# Exercise aim
With the pictures left out, copy the listing below exactly.

# Data lines
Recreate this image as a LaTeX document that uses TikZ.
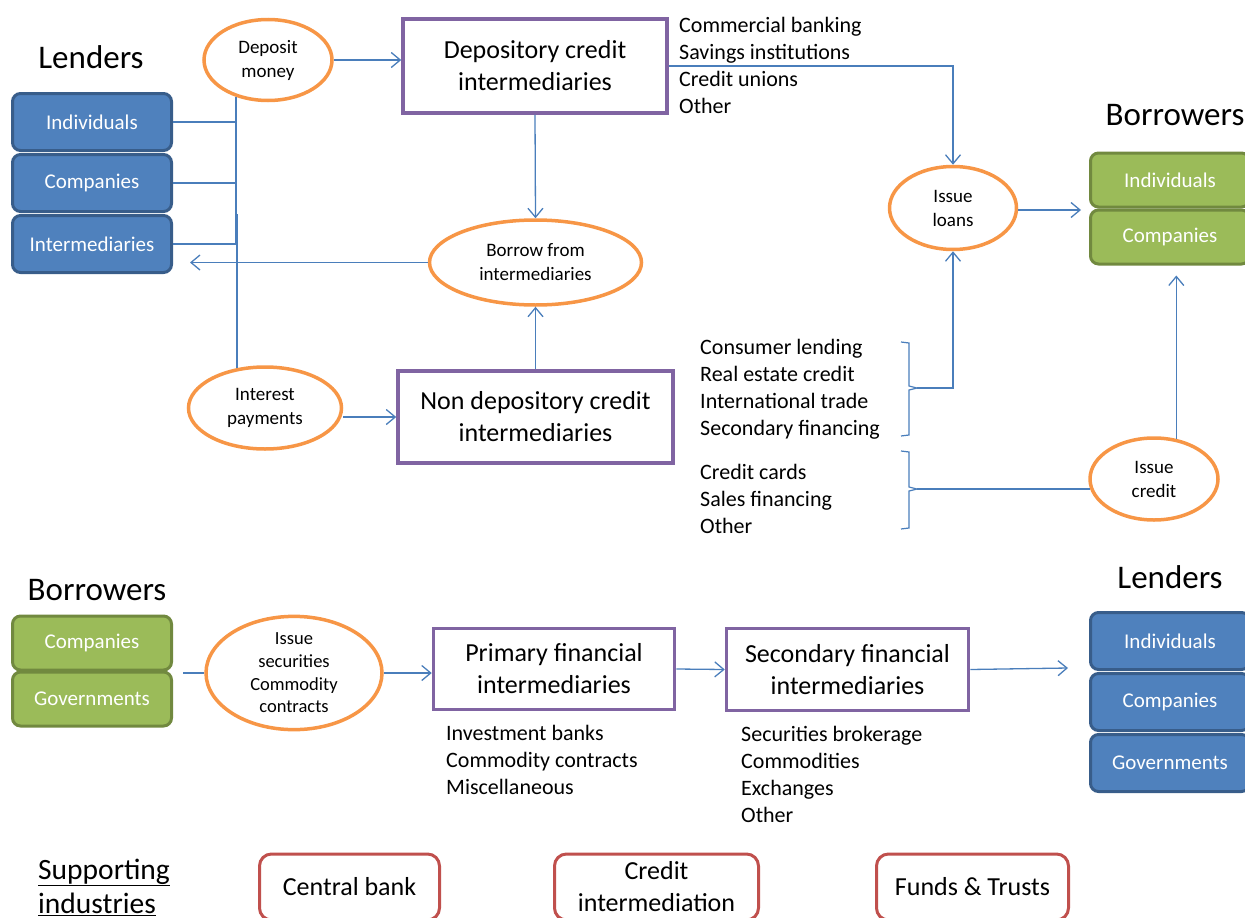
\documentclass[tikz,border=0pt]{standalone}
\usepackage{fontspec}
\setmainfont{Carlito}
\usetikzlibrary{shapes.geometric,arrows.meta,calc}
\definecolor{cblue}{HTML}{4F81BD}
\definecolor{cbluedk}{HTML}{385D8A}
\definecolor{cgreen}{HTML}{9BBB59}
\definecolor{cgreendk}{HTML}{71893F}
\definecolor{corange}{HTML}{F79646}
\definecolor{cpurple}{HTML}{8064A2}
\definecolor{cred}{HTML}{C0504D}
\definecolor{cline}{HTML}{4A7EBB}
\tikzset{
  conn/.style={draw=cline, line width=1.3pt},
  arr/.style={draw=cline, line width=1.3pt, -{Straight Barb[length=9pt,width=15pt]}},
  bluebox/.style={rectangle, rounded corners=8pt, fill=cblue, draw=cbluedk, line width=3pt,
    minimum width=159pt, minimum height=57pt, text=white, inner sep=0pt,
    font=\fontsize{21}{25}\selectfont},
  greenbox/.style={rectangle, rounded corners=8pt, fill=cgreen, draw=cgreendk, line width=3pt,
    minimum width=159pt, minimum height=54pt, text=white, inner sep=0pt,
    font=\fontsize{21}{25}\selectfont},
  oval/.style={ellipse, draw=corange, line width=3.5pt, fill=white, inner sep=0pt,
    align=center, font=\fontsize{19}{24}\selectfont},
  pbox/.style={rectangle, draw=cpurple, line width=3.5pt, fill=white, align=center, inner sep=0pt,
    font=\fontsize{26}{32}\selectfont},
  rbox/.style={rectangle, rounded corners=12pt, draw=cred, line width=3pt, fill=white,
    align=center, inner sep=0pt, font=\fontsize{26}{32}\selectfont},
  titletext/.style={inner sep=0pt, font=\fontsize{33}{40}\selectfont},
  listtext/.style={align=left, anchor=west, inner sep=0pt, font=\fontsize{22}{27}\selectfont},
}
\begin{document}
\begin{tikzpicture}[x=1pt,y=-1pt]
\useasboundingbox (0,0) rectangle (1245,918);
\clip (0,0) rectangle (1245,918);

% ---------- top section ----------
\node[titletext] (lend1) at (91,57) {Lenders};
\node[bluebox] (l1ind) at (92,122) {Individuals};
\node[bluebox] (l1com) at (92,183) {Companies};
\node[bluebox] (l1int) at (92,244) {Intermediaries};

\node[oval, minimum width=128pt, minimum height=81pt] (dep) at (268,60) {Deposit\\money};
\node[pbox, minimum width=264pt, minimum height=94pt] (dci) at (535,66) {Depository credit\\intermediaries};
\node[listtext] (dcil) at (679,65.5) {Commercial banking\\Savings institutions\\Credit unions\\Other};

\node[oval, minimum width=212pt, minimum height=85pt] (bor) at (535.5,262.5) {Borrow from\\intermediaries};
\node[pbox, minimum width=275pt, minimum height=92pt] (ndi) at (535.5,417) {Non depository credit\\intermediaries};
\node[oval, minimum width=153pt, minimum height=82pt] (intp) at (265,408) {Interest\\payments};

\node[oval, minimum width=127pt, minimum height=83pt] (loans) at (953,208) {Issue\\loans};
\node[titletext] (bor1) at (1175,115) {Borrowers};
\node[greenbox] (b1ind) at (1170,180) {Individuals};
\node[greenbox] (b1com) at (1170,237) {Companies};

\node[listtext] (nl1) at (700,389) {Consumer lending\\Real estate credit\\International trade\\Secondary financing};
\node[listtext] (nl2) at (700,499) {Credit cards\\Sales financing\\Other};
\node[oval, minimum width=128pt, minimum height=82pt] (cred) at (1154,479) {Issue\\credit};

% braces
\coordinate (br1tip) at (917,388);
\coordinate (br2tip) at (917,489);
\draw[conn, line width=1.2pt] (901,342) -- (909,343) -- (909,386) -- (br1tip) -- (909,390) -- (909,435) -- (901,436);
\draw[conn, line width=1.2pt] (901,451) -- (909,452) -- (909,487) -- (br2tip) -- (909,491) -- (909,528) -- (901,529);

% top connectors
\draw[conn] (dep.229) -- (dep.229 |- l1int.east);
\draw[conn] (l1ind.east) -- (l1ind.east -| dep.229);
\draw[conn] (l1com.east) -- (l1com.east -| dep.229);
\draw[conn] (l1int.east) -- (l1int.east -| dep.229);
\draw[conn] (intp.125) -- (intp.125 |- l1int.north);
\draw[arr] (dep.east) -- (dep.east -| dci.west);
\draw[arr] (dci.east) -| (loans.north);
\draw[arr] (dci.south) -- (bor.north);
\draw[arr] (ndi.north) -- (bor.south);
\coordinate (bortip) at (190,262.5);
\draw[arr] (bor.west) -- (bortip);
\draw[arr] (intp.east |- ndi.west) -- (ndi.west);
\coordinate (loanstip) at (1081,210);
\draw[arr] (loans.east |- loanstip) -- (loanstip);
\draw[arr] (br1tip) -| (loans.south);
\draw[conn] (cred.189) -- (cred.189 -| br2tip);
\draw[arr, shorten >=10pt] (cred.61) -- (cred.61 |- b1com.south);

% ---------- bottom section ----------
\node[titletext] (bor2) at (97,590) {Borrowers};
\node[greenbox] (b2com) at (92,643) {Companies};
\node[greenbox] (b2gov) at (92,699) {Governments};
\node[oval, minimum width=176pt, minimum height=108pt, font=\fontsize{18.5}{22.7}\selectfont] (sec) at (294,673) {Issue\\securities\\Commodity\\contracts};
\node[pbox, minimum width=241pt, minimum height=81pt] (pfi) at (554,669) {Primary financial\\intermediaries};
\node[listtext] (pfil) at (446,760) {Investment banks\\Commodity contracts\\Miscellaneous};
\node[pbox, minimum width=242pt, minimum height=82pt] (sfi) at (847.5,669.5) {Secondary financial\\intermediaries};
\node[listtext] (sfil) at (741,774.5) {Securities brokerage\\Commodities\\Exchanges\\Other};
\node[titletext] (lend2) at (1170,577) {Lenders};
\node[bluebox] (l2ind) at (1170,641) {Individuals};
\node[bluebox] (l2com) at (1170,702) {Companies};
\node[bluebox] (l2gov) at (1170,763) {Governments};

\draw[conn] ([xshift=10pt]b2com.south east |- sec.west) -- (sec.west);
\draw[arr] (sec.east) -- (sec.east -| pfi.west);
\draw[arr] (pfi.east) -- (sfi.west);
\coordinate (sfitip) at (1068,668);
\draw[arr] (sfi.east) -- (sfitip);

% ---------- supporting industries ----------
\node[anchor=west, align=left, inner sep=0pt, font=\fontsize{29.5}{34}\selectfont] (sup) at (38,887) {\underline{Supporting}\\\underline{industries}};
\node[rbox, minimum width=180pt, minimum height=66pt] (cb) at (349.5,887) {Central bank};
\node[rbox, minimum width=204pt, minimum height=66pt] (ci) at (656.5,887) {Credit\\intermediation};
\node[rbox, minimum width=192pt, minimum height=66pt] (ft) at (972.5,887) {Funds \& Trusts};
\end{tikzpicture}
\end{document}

# Solution to the problem
Recreate this image as a LaTeX document that uses TikZ.
\documentclass[tikz,border=0pt]{standalone}
\usepackage{fontspec}
\setmainfont{Carlito}
\usetikzlibrary{shapes.geometric,arrows.meta,calc}
\definecolor{cblue}{HTML}{4F81BD}
\definecolor{cbluedk}{HTML}{385D8A}
\definecolor{cgreen}{HTML}{9BBB59}
\definecolor{cgreendk}{HTML}{71893F}
\definecolor{corange}{HTML}{F79646}
\definecolor{cpurple}{HTML}{8064A2}
\definecolor{cred}{HTML}{C0504D}
\definecolor{cline}{HTML}{4A7EBB}
\tikzset{
  conn/.style={draw=cline, line width=1.3pt},
  arr/.style={draw=cline, line width=1.3pt, -{Straight Barb[length=9pt,width=15pt]}},
  bluebox/.style={rectangle, rounded corners=8pt, fill=cblue, draw=cbluedk, line width=3pt,
    minimum width=159pt, minimum height=57pt, text=white, inner sep=0pt,
    font=\fontsize{21}{25}\selectfont},
  greenbox/.style={rectangle, rounded corners=8pt, fill=cgreen, draw=cgreendk, line width=3pt,
    minimum width=159pt, minimum height=54pt, text=white, inner sep=0pt,
    font=\fontsize{21}{25}\selectfont},
  oval/.style={ellipse, draw=corange, line width=3.5pt, fill=white, inner sep=0pt,
    align=center, font=\fontsize{19}{24}\selectfont},
  pbox/.style={rectangle, draw=cpurple, line width=3.5pt, fill=white, align=center, inner sep=0pt,
    font=\fontsize{26}{32}\selectfont},
  rbox/.style={rectangle, rounded corners=12pt, draw=cred, line width=3pt, fill=white,
    align=center, inner sep=0pt, font=\fontsize{26}{32}\selectfont},
  titletext/.style={inner sep=0pt, font=\fontsize{33}{40}\selectfont},
  listtext/.style={align=left, anchor=west, inner sep=0pt, font=\fontsize{22}{27}\selectfont},
}
\begin{document}
\begin{tikzpicture}[x=1pt,y=-1pt]
\useasboundingbox (0,0) rectangle (1245,918);
\clip (0,0) rectangle (1245,918);

% ---------- top section ----------
\node[titletext] (lend1) at (91,57) {Lenders};
\node[bluebox] (l1ind) at (92,122) {Individuals};
\node[bluebox] (l1com) at (92,183) {Companies};
\node[bluebox] (l1int) at (92,244) {Intermediaries};

\node[oval, minimum width=128pt, minimum height=81pt] (dep) at (268,60) {Deposit\\money};
\node[pbox, minimum width=264pt, minimum height=94pt] (dci) at (535,66) {Depository credit\\intermediaries};
\node[listtext] (dcil) at (679,65.5) {Commercial banking\\Savings institutions\\Credit unions\\Other};

\node[oval, minimum width=212pt, minimum height=85pt] (bor) at (535.5,262.5) {Borrow from\\intermediaries};
\node[pbox, minimum width=275pt, minimum height=92pt] (ndi) at (535.5,417) {Non depository credit\\intermediaries};
\node[oval, minimum width=153pt, minimum height=82pt] (intp) at (265,408) {Interest\\payments};

\node[oval, minimum width=127pt, minimum height=83pt] (loans) at (953,208) {Issue\\loans};
\node[titletext] (bor1) at (1175,115) {Borrowers};
\node[greenbox] (b1ind) at (1170,180) {Individuals};
\node[greenbox] (b1com) at (1170,237) {Companies};

\node[listtext] (nl1) at (700,389) {Consumer lending\\Real estate credit\\International trade\\Secondary financing};
\node[listtext] (nl2) at (700,499) {Credit cards\\Sales financing\\Other};
\node[oval, minimum width=128pt, minimum height=82pt] (cred) at (1154,479) {Issue\\credit};

% braces
\coordinate (br1tip) at (917,388);
\coordinate (br2tip) at (917,489);
\draw[conn, line width=1.2pt] (901,342) -- (909,343) -- (909,386) -- (br1tip) -- (909,390) -- (909,435) -- (901,436);
\draw[conn, line width=1.2pt] (901,451) -- (909,452) -- (909,487) -- (br2tip) -- (909,491) -- (909,528) -- (901,529);

% top connectors
\draw[conn] (dep.229) -- (dep.229 |- l1int.east);
\draw[conn] (l1ind.east) -- (l1ind.east -| dep.229);
\draw[conn] (l1com.east) -- (l1com.east -| dep.229);
\draw[conn] (l1int.east) -- (l1int.east -| dep.229);
\draw[conn] (intp.125) -- (intp.125 |- l1int.north);
\draw[arr] (dep.east) -- (dep.east -| dci.west);
\draw[arr] (dci.east) -| (loans.north);
\draw[arr] (dci.south) -- (bor.north);
\draw[arr] (ndi.north) -- (bor.south);
\coordinate (bortip) at (190,262.5);
\draw[arr] (bor.west) -- (bortip);
\draw[arr] (intp.east |- ndi.west) -- (ndi.west);
\coordinate (loanstip) at (1081,210);
\draw[arr] (loans.east |- loanstip) -- (loanstip);
\draw[arr] (br1tip) -| (loans.south);
\draw[conn] (cred.189) -- (cred.189 -| br2tip);
\draw[arr, shorten >=10pt] (cred.61) -- (cred.61 |- b1com.south);

% ---------- bottom section ----------
\node[titletext] (bor2) at (97,590) {Borrowers};
\node[greenbox] (b2com) at (92,643) {Companies};
\node[greenbox] (b2gov) at (92,699) {Governments};
\node[oval, minimum width=176pt, minimum height=108pt, font=\fontsize{18.5}{22.7}\selectfont] (sec) at (294,673) {Issue\\securities\\Commodity\\contracts};
\node[pbox, minimum width=241pt, minimum height=81pt] (pfi) at (554,669) {Primary financial\\intermediaries};
\node[listtext] (pfil) at (446,760) {Investment banks\\Commodity contracts\\Miscellaneous};
\node[pbox, minimum width=242pt, minimum height=82pt] (sfi) at (847.5,669.5) {Secondary financial\\intermediaries};
\node[listtext] (sfil) at (741,774.5) {Securities brokerage\\Commodities\\Exchanges\\Other};
\node[titletext] (lend2) at (1170,577) {Lenders};
\node[bluebox] (l2ind) at (1170,641) {Individuals};
\node[bluebox] (l2com) at (1170,702) {Companies};
\node[bluebox] (l2gov) at (1170,763) {Governments};

\draw[conn] ([xshift=10pt]b2com.south east |- sec.west) -- (sec.west);
\draw[arr] (sec.east) -- (sec.east -| pfi.west);
\draw[arr] (pfi.east) -- (sfi.west);
\coordinate (sfitip) at (1068,668);
\draw[arr] (sfi.east) -- (sfitip);

% ---------- supporting industries ----------
\node[anchor=west, align=left, inner sep=0pt, font=\fontsize{29.5}{34}\selectfont] (sup) at (38,887) {\underline{Supporting}\\\underline{industries}};
\node[rbox, minimum width=180pt, minimum height=66pt] (cb) at (349.5,887) {Central bank};
\node[rbox, minimum width=204pt, minimum height=66pt] (ci) at (656.5,887) {Credit\\intermediation};
\node[rbox, minimum width=192pt, minimum height=66pt] (ft) at (972.5,887) {Funds \& Trusts};
\end{tikzpicture}
\end{document}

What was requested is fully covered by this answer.